The Netherlands, Utrecht
ca. 1440
7 1/2 x 5 1/8 inches (192 x 130 mm)

Purchased on the Belle da Costa Greene Fund with the assistance of the Fellows, 1963

MS M.917/945, pp. 240–241
Description: 

Pope Gregory wears a papal tiara and holds a cross-staff and a book. His trompe-l'oeil border consists of twenty-five gold or silver coins, a possible allusion to a fanciful story surrounding his birth from a union of brother and sister. Gregory's mother ordered her newborn cast into the sea in his cradle, where she hid gold and silver coins to pay for the baptism and education of her unholy offspring. The coins in the borders are painted with such accuracy that most have been identified. Many represent contemporaneous currency from Utrecht, Holland, Guelders, and Cleves.

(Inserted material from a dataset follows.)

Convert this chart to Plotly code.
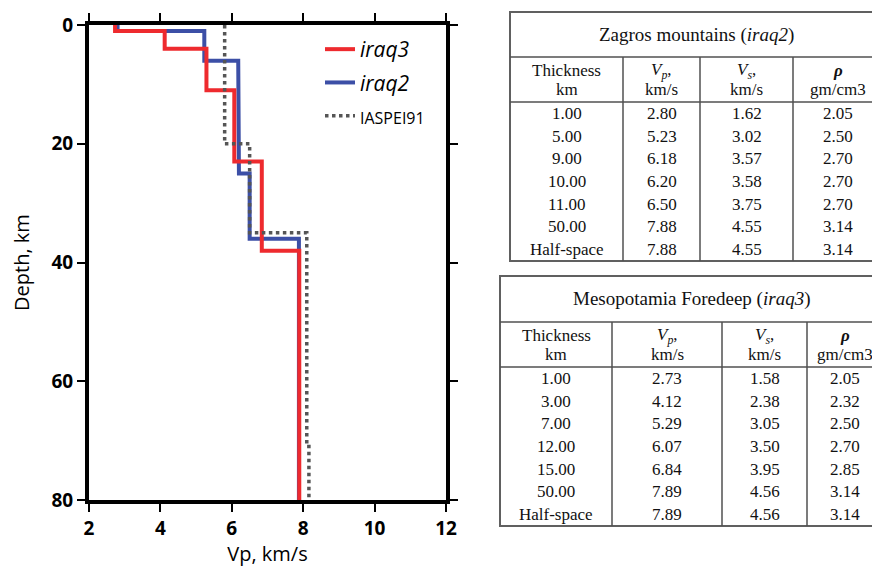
import plotly.graph_objects as go

# ---------------- data ----------------
x_ticks = [2, 4, 6, 8, 10, 12]
y_ticks = [0, 20, 40, 60, 80]
depth_max = 80

# Zagros mountains (iraq2)
zagros_thk = [1.00, 5.00, 9.00, 10.00, 11.00, 50.00]
zagros_vp = [2.80, 5.23, 6.18, 6.20, 6.50, 7.88, 7.88]
zagros_vs = [1.62, 3.02, 3.57, 3.58, 3.75, 4.55, 4.55]
zagros_rho = [2.05, 2.50, 2.70, 2.70, 2.70, 3.14, 3.14]

# Mesopotamia Foredeep (iraq3)
meso_thk = [1.00, 3.00, 7.00, 12.00, 15.00, 50.00]
meso_vp = [2.73, 4.12, 5.29, 6.07, 6.84, 7.89, 7.89]
meso_vs = [1.58, 2.38, 3.05, 3.50, 3.95, 4.56, 4.56]
meso_rho = [2.05, 2.32, 2.50, 2.70, 2.85, 3.14, 3.14]

# IASPEI91 reference (layer tops, Vp)
iasp_top = [0, 20, 35, 71]
iasp_vp = [5.80, 6.50, 8.10, 8.16]

header_l1 = ["Thickness", "<i>V<sub>p</sub></i>,", "<i>V<sub>s</sub></i>,", "<i><b>ρ</b></i>"]
header_l2 = ["km", "km/s", "km/s", "gm/cm3"]


def layer_tops(thk):
    tops = [0.0]
    for t in thk:
        tops.append(tops[-1] + t)
    return tops


def step_profile(tops, vps, bottom):
    xs, ys = [], []
    for i, v in enumerate(vps):
        top = tops[i]
        bot = tops[i + 1] if i + 1 < len(tops) else bottom
        xs += [v, v]
        ys += [top, bot]
    return xs, ys


fig = go.Figure()

x2, y2 = step_profile(layer_tops(zagros_thk), zagros_vp, depth_max)
x3, y3 = step_profile(layer_tops(meso_thk), meso_vp, depth_max)
xi, yi = step_profile(iasp_top, iasp_vp, depth_max)

fig.add_trace(go.Scatter(x=x2, y=y2, mode="lines", name="<i>iraq2</i>",
                         line=dict(color="#3c4fa6", width=4), legendrank=2,
                         legendgroup="b"))
fig.add_trace(go.Scatter(x=x3, y=y3, mode="lines", name="<i>iraq3</i>",
                         line=dict(color="#ee2a2e", width=4), legendrank=1,
                         legendgroup="a"))
fig.add_trace(go.Scatter(x=xi, y=yi, mode="lines",
                         name="<span style='font-size:16px'>IASPEI91</span>",
                         line=dict(color="#555555", width=3.5, dash="dot"),
                         legendrank=3, legendgroup="c"))

# page body has an 8px margin; the figure fills the rest of the window
OFF = 8
W, H = 880 - OFF, 567 - OFF


def px(x):
    return (x - OFF) / W


def py(y):
    return 1 - (y - OFF) / H


axis_common = dict(showline=True, linewidth=4, linecolor="black", mirror="ticks",
                   ticks="outside", ticklen=8, tickwidth=2, tickcolor="black",
                   showgrid=False, zeroline=False, automargin=False,
                   tickfont=dict(family="Open Sans", size=19, color="black", weight="bold"))

fig.update_xaxes(domain=[px(89), px(446)], range=[2, 12], tickvals=x_ticks,
                 title=dict(text="Vp, km/s", font=dict(family="Open Sans", size=20, color="black"),
                            standoff=0),
                 **axis_common)
fig.update_yaxes(domain=[py(500), py(25)], range=[depth_max, 0], tickvals=y_ticks,
                 title=dict(text="Depth, km", font=dict(family="Open Sans", size=20, color="black"),
                            standoff=18),
                 **axis_common)

# ---------------- tables ----------------
shapes = []
annotations = []
LC = "#505050"
FONT = dict(family="Liberation Serif", size=17, color="#111111")
TFONT = dict(family="Liberation Serif", size=19, color="#111111")


def add_table(left, top, title_bot, head_bot, bottom, col_x, right, title, thk, vp, vs, rho):
    shapes.append(dict(type="rect", xref="paper", yref="paper",
                       x0=px(left), x1=px(right), y0=py(bottom), y1=py(top),
                       line=dict(color="#606060", width=2)))
    for yy in (title_bot, head_bot):
        shapes.append(dict(type="line", xref="paper", yref="paper",
                           x0=px(left), x1=px(right), y0=py(yy), y1=py(yy),
                           line=dict(color=LC, width=1.5)))
    for xx in col_x[1:]:
        shapes.append(dict(type="line", xref="paper", yref="paper",
                           x0=px(xx), x1=px(xx), y0=py(bottom), y1=py(title_bot),
                           line=dict(color=LC, width=1.5)))
    annotations.append(dict(text=title, xref="paper", yref="paper",
                            x=px((left + right) / 2), y=py((top + title_bot) / 2),
                            showarrow=False, font=TFONT, xanchor="center", yanchor="middle"))
    edges = col_x + [right]
    centers = [(edges[i] + edges[i + 1]) / 2 for i in range(4)]
    hh = head_bot - title_bot
    for i in range(4):
        annotations.append(dict(text=header_l1[i], xref="paper", yref="paper",
                                x=px(centers[i]), y=py(title_bot + hh * 0.3),
                                showarrow=False, font=FONT, xanchor="center", yanchor="middle"))
        annotations.append(dict(text=header_l2[i], xref="paper", yref="paper",
                                x=px(centers[i]), y=py(title_bot + hh * 0.72),
                                showarrow=False, font=FONT, xanchor="center", yanchor="middle"))
    thk_lbl = ["%.2f" % t for t in thk] + ["Half-space"]
    cols = [thk_lbl, ["%.2f" % v for v in vp], ["%.2f" % v for v in vs], ["%.2f" % v for v in rho]]
    n = len(thk_lbl)
    rh = (bottom - head_bot) / n
    for c in range(4):
        for r in range(n):
            annotations.append(dict(text=cols[c][r], xref="paper", yref="paper",
                                    x=px(centers[c]), y=py(head_bot + rh * (r + 0.5)),
                                    showarrow=False, font=FONT, xanchor="center", yanchor="middle"))


add_table(510, 12, 57, 102, 261, [510, 623, 700, 793], 882,
          "Zagros mountains (<i>iraq2</i>)", zagros_thk, zagros_vp, zagros_vs, zagros_rho)
add_table(500, 276, 322, 367, 526, [500, 612, 722, 807], 882,
          "Mesopotamia Foredeep (<i>iraq3</i>)", meso_thk, meso_vp, meso_vs, meso_rho)

fig.update_layout(
    width=W, height=H, margin=dict(l=0, r=0, t=0, b=0),
    plot_bgcolor="white", paper_bgcolor="white",
    shapes=shapes, annotations=annotations,
    legend=dict(x=px(320), y=py(29), xanchor="left", yanchor="top",
                bgcolor="rgba(0,0,0,0)", tracegroupgap=3,
                font=dict(family="Open Sans", size=21, color="black")),
)

fig.write_html("out.html")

Three of them—such as the fourth one down on the left—are stamped Arnold, the name of Catherine's husband.

Suffrages

Suffrages are short prayers to individual saints. As protectors of medieval people, saints were their doctor in plague, their midwife at childbirth, their guardian when traveling, and their nurse during toothache. If the Virgin was the figure to whom one addressed the all-important petition for eternal salvation, it was from saints that one sought more basic or temporal kinds of help. While the Virgin became, as the Mother of God, almost a goddess herself, saints retained more of their humanity and thus their approachability.